Breach of the Duty of Care
The next thing to prove is that the duty of care was breached. In a car accident, you’ll need to show that the other driver failed to follow the rules of the road, was driving impaired or distracted, or perhaps that they failed to keep their vehicle in good working condition.
In a medical malpractice suit, you would need to show that the doctor or healthcare facility failed to provide the type of care that a reasonable medical provider would have under the same circumstances. In a premises liability suit, you will need to show that the property owner was aware of a hazard and had time to either fix it or warn visitors but failed to do so.
Evidence to Breach of the Prove Duty of Care
Proving a breach in the duty of care is trickier than proving duty of care in the first place. For example, in a medical malpractice claim, you might have to show that another doctor under the same circumstances would have provided different treatment or a different diagnosis. This will usually require having your lawyer contact expert medical witnesses who can review your medical records and show why your treatment did not meet medical standards.
In a car accident, video or witness evidence may show the other driver running a red light or speeding.

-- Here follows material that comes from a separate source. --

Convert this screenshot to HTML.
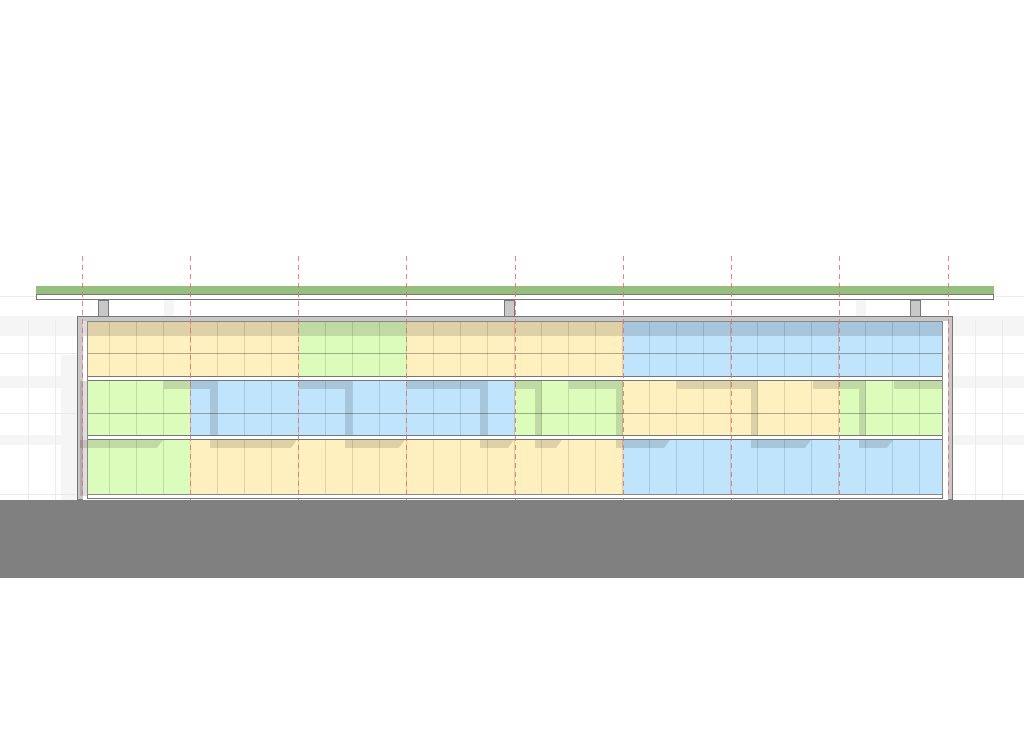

In a premises liability case, your lawyer may need to subpoena store security footage to show when a hazard appeared on the premises and how long it was left there undealt with. Witness testimony can also be useful in all these situations.
Causation
The next element to prove is that the liable party’s breach of the duty of care is specifically what caused the accident. It is actually not enough to prove that someone breached their duty of care towards you. That breach has to actually cause the accident in which you were harmed.
Evidence to Prove Causation
To prove causation, you will need a wide variety of evidence. Video and photographic evidence can show what happened in an accident or what went on in a surgical ward. In a medical malpractice case, you may need the testimony of a medical expert witness to show precisely how a wrong diagnosis or some type of inappropriate treatment caused you an injury. Witness testimony is very often important in all these cases, and it’s often necessary to bring in expert witnesses who can use the evidence to explain what happened.
Damages
Finally, you have to be able to prove that the accident caused by another person’s negligence caused you verifiable damages. If, for example, you were misdiagnosed by a doctor, but that misdiagnosis was caught early and there were no actual consequences to your health, you would not have a case.
Evidence to Prove Damages
Your medical records, receipts for the repair of damaged property, testimony from workmates or friends who can testify to how your life has changed since the accident, pay stubs and tax receipts that show loss of income, and possibly the records from mental health treatment you’ve undergone can all be used to show how you have suffered physically, financially, and emotionally because of an accident.